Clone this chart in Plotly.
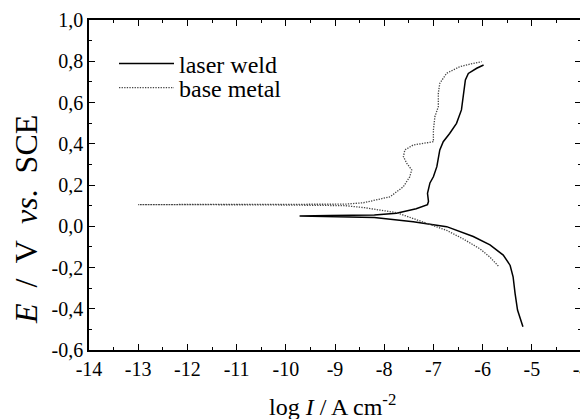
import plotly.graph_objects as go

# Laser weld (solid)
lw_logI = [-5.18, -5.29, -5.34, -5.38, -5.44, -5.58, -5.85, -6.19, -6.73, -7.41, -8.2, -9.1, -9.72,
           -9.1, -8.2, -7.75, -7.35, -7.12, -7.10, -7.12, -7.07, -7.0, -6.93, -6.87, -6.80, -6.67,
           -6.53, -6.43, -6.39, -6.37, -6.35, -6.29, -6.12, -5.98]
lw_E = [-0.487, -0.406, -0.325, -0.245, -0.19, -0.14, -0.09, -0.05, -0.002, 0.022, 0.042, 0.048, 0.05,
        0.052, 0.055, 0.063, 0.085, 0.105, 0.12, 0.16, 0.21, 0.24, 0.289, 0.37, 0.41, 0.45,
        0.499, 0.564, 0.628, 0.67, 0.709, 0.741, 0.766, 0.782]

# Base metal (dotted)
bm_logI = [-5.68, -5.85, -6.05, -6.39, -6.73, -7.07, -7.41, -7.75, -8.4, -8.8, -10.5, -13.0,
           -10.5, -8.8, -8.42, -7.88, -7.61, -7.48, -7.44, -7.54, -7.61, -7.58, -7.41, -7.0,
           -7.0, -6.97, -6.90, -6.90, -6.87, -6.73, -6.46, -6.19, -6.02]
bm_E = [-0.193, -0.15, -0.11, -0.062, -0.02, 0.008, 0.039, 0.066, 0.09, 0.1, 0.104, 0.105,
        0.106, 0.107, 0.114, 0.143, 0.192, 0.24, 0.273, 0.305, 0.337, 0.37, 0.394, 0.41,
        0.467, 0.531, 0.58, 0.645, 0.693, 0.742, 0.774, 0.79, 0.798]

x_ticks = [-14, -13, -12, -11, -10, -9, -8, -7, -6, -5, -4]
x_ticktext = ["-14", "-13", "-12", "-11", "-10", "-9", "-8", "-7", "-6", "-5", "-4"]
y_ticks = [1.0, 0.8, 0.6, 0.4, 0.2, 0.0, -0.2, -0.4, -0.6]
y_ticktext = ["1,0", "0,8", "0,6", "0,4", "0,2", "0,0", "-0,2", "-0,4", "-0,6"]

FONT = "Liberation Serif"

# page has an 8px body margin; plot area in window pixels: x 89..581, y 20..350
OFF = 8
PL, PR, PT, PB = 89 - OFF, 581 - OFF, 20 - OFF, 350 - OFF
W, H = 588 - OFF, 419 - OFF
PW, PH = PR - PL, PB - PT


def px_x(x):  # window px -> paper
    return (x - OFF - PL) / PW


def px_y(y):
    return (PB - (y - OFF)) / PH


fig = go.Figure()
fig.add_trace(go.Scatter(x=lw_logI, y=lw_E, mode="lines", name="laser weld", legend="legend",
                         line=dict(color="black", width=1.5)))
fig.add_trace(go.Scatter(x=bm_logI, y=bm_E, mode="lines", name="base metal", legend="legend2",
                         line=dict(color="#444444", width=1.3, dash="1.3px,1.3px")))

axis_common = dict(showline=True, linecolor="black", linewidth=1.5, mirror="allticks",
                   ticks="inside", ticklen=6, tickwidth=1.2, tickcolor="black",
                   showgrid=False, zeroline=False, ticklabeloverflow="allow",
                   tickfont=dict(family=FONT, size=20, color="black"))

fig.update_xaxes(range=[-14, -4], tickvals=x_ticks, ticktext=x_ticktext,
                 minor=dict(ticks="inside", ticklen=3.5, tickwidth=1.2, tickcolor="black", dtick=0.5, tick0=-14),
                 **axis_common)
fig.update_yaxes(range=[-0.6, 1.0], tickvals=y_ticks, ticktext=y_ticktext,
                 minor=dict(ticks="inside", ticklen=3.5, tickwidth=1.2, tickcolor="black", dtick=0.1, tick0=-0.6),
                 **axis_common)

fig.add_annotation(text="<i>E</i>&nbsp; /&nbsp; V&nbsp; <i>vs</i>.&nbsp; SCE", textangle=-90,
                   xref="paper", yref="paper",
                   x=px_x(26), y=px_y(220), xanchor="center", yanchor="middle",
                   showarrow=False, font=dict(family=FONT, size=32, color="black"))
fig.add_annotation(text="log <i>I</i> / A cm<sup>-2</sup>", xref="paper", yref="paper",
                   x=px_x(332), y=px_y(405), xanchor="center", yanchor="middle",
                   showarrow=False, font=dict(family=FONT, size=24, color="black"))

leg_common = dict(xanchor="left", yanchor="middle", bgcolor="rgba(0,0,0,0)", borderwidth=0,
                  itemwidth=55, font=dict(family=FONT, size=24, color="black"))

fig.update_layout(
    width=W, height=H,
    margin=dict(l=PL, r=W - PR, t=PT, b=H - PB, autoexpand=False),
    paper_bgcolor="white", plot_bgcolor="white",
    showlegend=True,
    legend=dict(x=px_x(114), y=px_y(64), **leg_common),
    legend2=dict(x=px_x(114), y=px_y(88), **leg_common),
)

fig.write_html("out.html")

--------------------------------------------------

• _Brief_
Repeat the listing above exactly from its first line to the line containing "import plotly.graph_objects as go", both included, and omit the pictures.

• _Reply to the task_
Clone this chart in Plotly.
import plotly.graph_objects as go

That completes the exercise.